** Begin **

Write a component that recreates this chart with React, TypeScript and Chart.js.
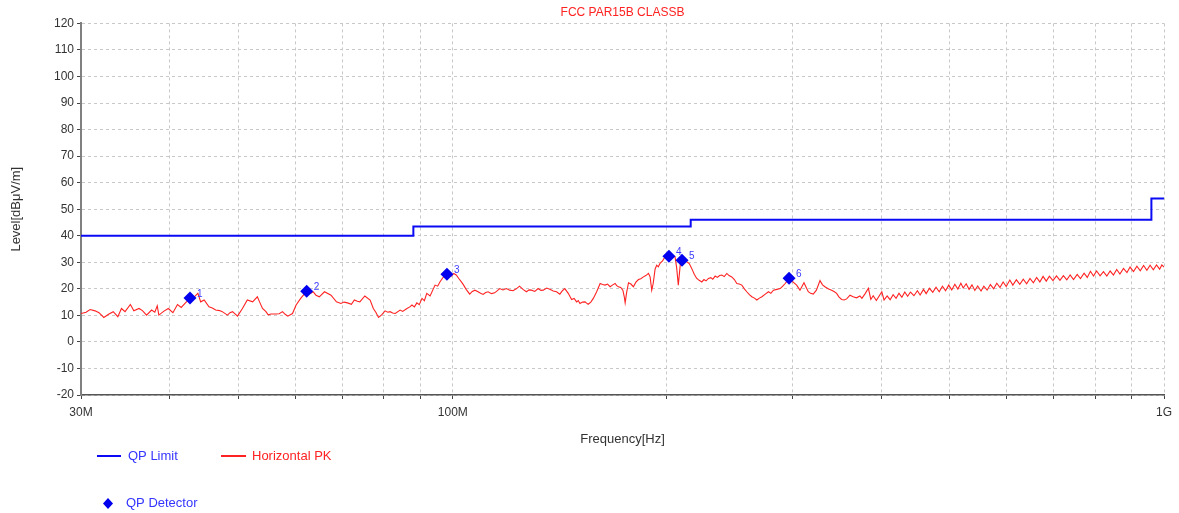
import React, { useEffect, useRef } from "react";
import { Chart, registerables } from "chart.js";

Chart.register(...registerables);

const chartTitle = "FCC PAR15B CLASSB";
const yTitle = "Level[dBμV/m]";
const xTitle = "Frequency[Hz]";

const xTickValues = [30, 40, 50, 60, 70, 80, 90, 100, 200, 300, 400, 500, 600, 700, 800, 900, 1000];
const xTickText = ["30M", "", "", "", "", "", "", "100M", "", "", "", "", "", "", "", "", "1G"];

const limitFreq = [30, 88, 88, 216, 216, 960, 960, 1000];
const limitLevel = [40, 40, 43.5, 43.5, 46, 46, 54, 54];

const markerFreq = [42.7, 62.3, 98.1, 201.3, 210.0, 297.0];
const markerLevel = [16.5, 19.1, 25.5, 32.3, 30.8, 24.0];
const markerLabels = ["1", "2", "3", "4", "5", "6"];

const pkFreq = [
  30.0, 30.5, 30.9, 31.4, 31.8, 32.3, 32.8, 33.3, 33.8, 34.2, 34.6, 35.2, 35.6, 36.2, 36.6, 37.1, 37.7, 38.1, 38.4, 38.6,
  39.2, 39.8, 40.4, 41.0, 41.5, 42.2, 42.7, 43.3, 43.8, 44.2, 44.7, 45.4, 45.9, 46.4, 47.0, 47.4, 48.2, 48.6, 49.0, 49.8,
  50.6, 51.4, 52.3, 53.1, 53.5, 54.0, 54.6, 55.0, 55.5, 56.4, 57.0, 57.6, 58.1, 58.6, 59.5, 60.2, 61.1, 62.3, 63.1, 63.6,
  64.2, 64.9, 66.0, 67.4, 68.6, 69.6, 70.3, 71.1, 72.0, 72.7, 73.4, 74.0, 75.2, 76.5, 77.3, 78.0, 78.6, 79.4, 80.3, 81.0,
  81.6, 82.3, 83.0, 84.3, 85.0, 86.2, 87.0, 87.6, 88.3, 89.0, 89.7, 90.5, 91.2, 91.9, 92.9, 94.4, 95.2, 95.9, 96.7, 97.5,
  98.1, 99.5, 100.3, 101.1, 102.0, 102.8, 103.5, 104.4, 105.6, 106.5, 107.4, 108.5, 109.4, 110.3, 111.2, 112.1, 113.3, 114.5, 115.5, 116.4,
  117.6, 118.9, 120.2, 121.5, 122.8, 124.1, 125.5, 126.9, 128.0, 129.0, 130.4, 131.8, 133.0, 134.0, 135.5, 136.9, 138.4, 139.9, 141.4, 142.5,
  143.7, 145.3, 146.9, 148.1, 149.3, 150.1, 150.9, 152.2, 153.4, 154.2, 155.0, 156.3, 157.6, 159.3, 161.1, 162.4, 163.7, 165.0, 166.4, 167.8,
  169.1, 170.0, 170.9, 172.2, 173.4, 174.2, 174.7, 175.5, 176.6, 178.0, 179.4, 180.9, 182.4, 183.8, 185.3, 186.8, 188.4, 189.4, 190.4, 191.3,
  192.5, 193.5, 194.5, 195.6, 197.2, 198.8, 200.2, 201.3, 203.0, 205.3, 206.4, 207.5, 208.3, 209.1, 210.0, 211.5, 213.2, 215.0, 216.7, 218.5,
  220.3, 222.0, 223.9, 225.5, 227.0, 228.8, 230.5, 232.0, 233.8, 235.5, 237.2, 238.9, 240.8, 242.8, 244.6, 246.7, 248.8, 250.8, 252.8, 254.9,
  257.0, 259.0, 261.2, 263.3, 265.5, 267.6, 269.8, 272.0, 275.0, 277.9, 280.0, 282.4, 285.5, 288.6, 291.0, 293.3, 296.0, 298.1, 301.0, 304.4,
  307.7, 311.7, 314.0, 316.1, 318.5, 321.2, 324.5, 328.3, 331.0, 333.6, 337.0, 340.9, 343.5, 346.5, 349.0, 352.1, 355.0, 357.9, 361.8, 365.5,
  369.5, 373.6, 376, 380, 384, 387, 390, 394, 398, 401, 404, 408, 412, 416, 420, 424, 428, 432, 436, 440,
  445, 450, 454, 459, 463, 468, 473, 478, 483, 488, 493, 498, 503, 508, 513, 518, 522, 527, 532, 537,
  542, 547, 553, 558, 564, 570, 576, 582, 588, 594, 600, 607, 613, 620, 627, 634, 641, 648, 655, 662,
  669, 676, 683, 690, 698, 706, 714, 722, 730, 738, 746, 755, 763, 772, 780, 788, 796, 804, 813, 822,
  831, 840, 849, 858, 867, 877, 887, 896, 906, 916, 926, 936, 946, 956, 966, 976, 986, 993, 1000,
];

const pkLevel = [
  10.7, 11.2, 12.2, 11.7, 11.0, 9.2, 10.4, 11.4, 9.5, 12.6, 11.4, 14.1, 11.7, 12.6, 11.8, 10.1, 12.0, 11.2, 13.6, 10.1,
  11.5, 12.6, 11.0, 14.1, 13.0, 15.1, 16.2, 17.0, 18.3, 15.1, 15.8, 13.2, 12.8, 12.0, 11.8, 11.4, 10.1, 11.0, 11.4, 9.7,
  12.6, 15.8, 15.1, 17.0, 15.0, 12.6, 11.4, 10.2, 10.5, 10.5, 10.6, 11.4, 10.4, 9.7, 10.7, 13.9, 16.4, 19.1, 18.3, 18.9,
  17.6, 17.0, 18.9, 17.6, 15.1, 14.5, 15.0, 14.7, 14.2, 15.8, 15.3, 15.1, 17.3, 15.8, 12.6, 11.0, 9.2, 10.2, 11.7, 11.2,
  11.4, 10.9, 10.7, 12.0, 11.5, 12.6, 13.2, 13.9, 13.2, 14.7, 14.0, 16.4, 15.5, 18.3, 17.3, 21.4, 21.0, 22.6, 24.0, 25.2,
  25.5, 24.8, 25.8, 25.2, 23.8, 22.6, 21.5, 19.8, 18.0, 19.0, 19.5, 18.9, 18.3, 17.9, 18.6, 18.9, 18.2, 18.5, 19.3, 20.1,
  19.6, 20.1, 19.5, 19.3, 20.0, 21.0, 19.8, 18.9, 19.6, 19.5, 19.0, 20.1, 19.4, 19.5, 20.3, 19.8, 19.2, 18.9, 18.0, 19.2,
  20.1, 18.3, 16.0, 16.4, 15.1, 15.6, 14.5, 15.0, 15.1, 14.6, 14.2, 15.0, 16.4, 18.9, 22.0, 21.6, 21.4, 21.8, 20.8, 21.5,
  22.0, 21.2, 20.8, 20.5, 19.5, 17.0, 14.7, 18.5, 22.3, 21.8, 20.8, 22.5, 23.5, 23.8, 24.5, 25.0, 25.8, 24.5, 19.5, 22.0,
  27.5, 28.9, 28.3, 29.6, 30.5, 32.1, 32.6, 32.3, 32.5, 32.1, 28.0, 21.4, 26.0, 30.8, 31.2, 31.0, 30.2, 29.5, 27.7, 25.5,
  23.9, 23.2, 22.6, 23.5, 23.0, 23.9, 24.2, 23.6, 24.8, 24.3, 25.0, 25.2, 24.6, 25.8, 25.0, 24.5, 23.5, 22.0, 21.8, 21.4,
  20.0, 18.9, 17.8, 17.0, 16.5, 15.8, 16.5, 17.0, 18.0, 18.9, 18.3, 19.5, 19.8, 20.1, 21.0, 22.0, 23.4, 24.0, 22.5, 21.4,
  19.5, 22.3, 20.5, 18.9, 18.3, 18.0, 19.5, 23.1, 21.5, 20.8, 20.0, 19.5, 19.0, 18.3, 17.0, 16.0, 15.8, 16.2, 17.6, 17.0,
  16.6, 17.3, 16.4, 18.2, 20.2, 16.0, 17.4, 15.6, 17.5, 18.9, 15.8, 17.3, 15.9, 17.8, 16.4, 18.3, 16.8, 18.8, 17.2, 18.8,
  17.4, 19.3, 17.7, 19.8, 18.2, 20.2, 18.7, 20.6, 18.9, 21.0, 19.3, 21.4, 19.6, 21.7, 19.9, 22.1, 20.3, 21.9, 19.8, 21.5,
  19.4, 21.1, 19.2, 21.0, 19.5, 21.6, 20.0, 22.1, 20.5, 22.6, 20.9, 23.3, 21.4, 23.4, 21.7, 23.6, 21.9, 23.9, 22.3, 24.3,
  22.6, 24.7, 22.9, 24.8, 23.1, 24.9, 23.2, 25.0, 23.4, 25.2, 23.5, 25.4, 23.9, 25.9, 24.3, 26.6, 24.8, 26.7, 24.9, 26.5,
  24.8, 26.7, 25.2, 27.3, 25.6, 27.7, 26.1, 28.2, 26.5, 28.5, 26.8, 28.8, 27.0, 28.9, 27.2, 29.0, 27.4, 29.0, 28.2,
];

const FONT = "'Liberation Sans', Arial, sans-serif";
const BLUE = "#0a0af5";
const RED = "#ff2222";

const overlayPlugin = {
  id: "overlay",
  afterDatasetsDraw(chart: any) {
    const ctx = chart.ctx;
    const meta = chart.getDatasetMeta(0);
    ctx.save();
    ctx.font = `10px ${FONT}`;
    ctx.fillStyle = "#3c3cff";
    ctx.textAlign = "left";
    ctx.textBaseline = "middle";
    meta.data.forEach((el: any, i: number) => {
      ctx.fillText(markerLabels[i], el.x + 7, el.y - 4);
    });
    ctx.restore();
  },
  afterDraw(chart: any) {
    const ctx = chart.ctx;
    ctx.save();
    ctx.font = `13px ${FONT}`;
    ctx.textBaseline = "middle";
    ctx.textAlign = "left";
    ctx.lineWidth = 2;
    ctx.strokeStyle = BLUE;
    ctx.beginPath();
    ctx.moveTo(97, 456);
    ctx.lineTo(121, 456);
    ctx.stroke();
    ctx.fillStyle = "#3434ff";
    ctx.fillText("QP Limit", 128, 456);
    ctx.strokeStyle = RED;
    ctx.beginPath();
    ctx.moveTo(221, 456);
    ctx.lineTo(246, 456);
    ctx.stroke();
    ctx.fillStyle = RED;
    ctx.fillText("Horizontal PK", 252, 456);
    ctx.fillStyle = "#0000ee";
    ctx.beginPath();
    ctx.moveTo(108, 498);
    ctx.lineTo(113, 503.5);
    ctx.lineTo(108, 509);
    ctx.lineTo(103, 503.5);
    ctx.closePath();
    ctx.fill();
    ctx.fillStyle = "#3434ff";
    ctx.fillText("QP Detector", 126, 503);
    ctx.restore();
  },
};

export default function App() {
  const ref = useRef<HTMLCanvasElement | null>(null);
  useEffect(() => {
    if (!ref.current) return;
    Chart.defaults.font.family = FONT;
    const chart = new Chart(ref.current, {
      type: "line",
      data: {
        datasets: [
          {
            label: "QP Detector",
            data: markerFreq.map((f, i) => ({ x: f, y: markerLevel[i] })),
            showLine: false,
            pointStyle: "rectRot",
            pointRadius: 6.5,
            pointBackgroundColor: "#0000ee",
            pointBorderWidth: 0,
            borderColor: "#0000ee",
            backgroundColor: "#0000ee",
          },
          {
            label: "QP Limit",
            data: limitFreq.map((f, i) => ({ x: f, y: limitLevel[i] })),
            borderColor: BLUE,
            borderWidth: 2,
            pointRadius: 0,
            tension: 0,
          },
          {
            label: "Horizontal PK",
            data: pkFreq.map((f, i) => ({ x: f, y: pkLevel[i] })),
            borderColor: RED,
            borderWidth: 1.1,
            pointRadius: 0,
            tension: 0,
          },
        ],
      },
      options: {
        animation: false,
        responsive: false,
        devicePixelRatio: 1,
        layout: { padding: { top: 0, right: 15, bottom: 0, left: 0 } },
        plugins: {
          legend: { display: false },
          tooltip: { enabled: false },
          title: {
            display: true,
            text: chartTitle,
            color: RED,
            fullSize: false,
            font: { size: 12, weight: "normal", family: FONT },
            padding: { top: 5, bottom: 4 },
          },
        },
        scales: {
          x: {
            type: "logarithmic",
            min: 30,
            max: 1000,
            afterFit: (s: any) => {
              s.height = 118;
            },
            afterBuildTicks: (s: any) => {
              s.ticks = xTickValues.map((v) => ({ value: v }));
            },
            ticks: {
              autoSkip: false,
              maxRotation: 0,
              minRotation: 0,
              padding: 6,
              color: "#333333",
              font: { size: 12, family: FONT },
              callback: (v: any) => {
                const idx = xTickValues.indexOf(Number(v));
                return idx >= 0 ? xTickText[idx] : "";
              },
            },
            grid: {
              color: "#c8c8c8",
              lineWidth: 1,
              tickLength: 4,
              tickColor: "#444444",
            },
            border: { display: true, color: "#555555", width: 1.5, dash: [3, 3] },
            title: {
              display: true,
              text: xTitle,
              color: "#333333",
              font: { size: 13, family: FONT },
              padding: { top: 0, bottom: 66 },
            },
          },
          y: {
            min: -20,
            max: 120,
            afterFit: (s: any) => {
              s.width = 81;
            },
            ticks: {
              stepSize: 10,
              padding: 3,
              color: "#333333",
              font: { size: 12, family: FONT },
            },
            grid: {
              color: "#c8c8c8",
              lineWidth: 1,
              tickLength: 4,
              tickColor: "#444444",
            },
            border: { display: true, color: "#808080", width: 2, dash: [3, 3] },
            title: {
              display: true,
              text: yTitle,
              color: "#333333",
              font: { size: 13, family: FONT },
              padding: { top: 9, bottom: 0 },
            },
          },
        },
      },
      plugins: [overlayPlugin],
    } as any);
    return () => chart.destroy();
  }, []);
  return (
    <div style={{ position: "fixed", left: 0, top: 0, width: 1179, height: 513, background: "#ffffff" }}>
      <canvas ref={ref} width={1179} height={513} style={{ display: "block" }} />
    </div>
  );
}
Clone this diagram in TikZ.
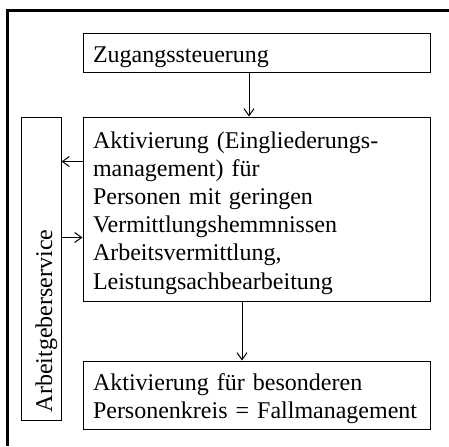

** End **

**DIRECTIVE**. Only the number is needed here: how many lines of the records contain "React"?

**TASK OUTPUT**. 2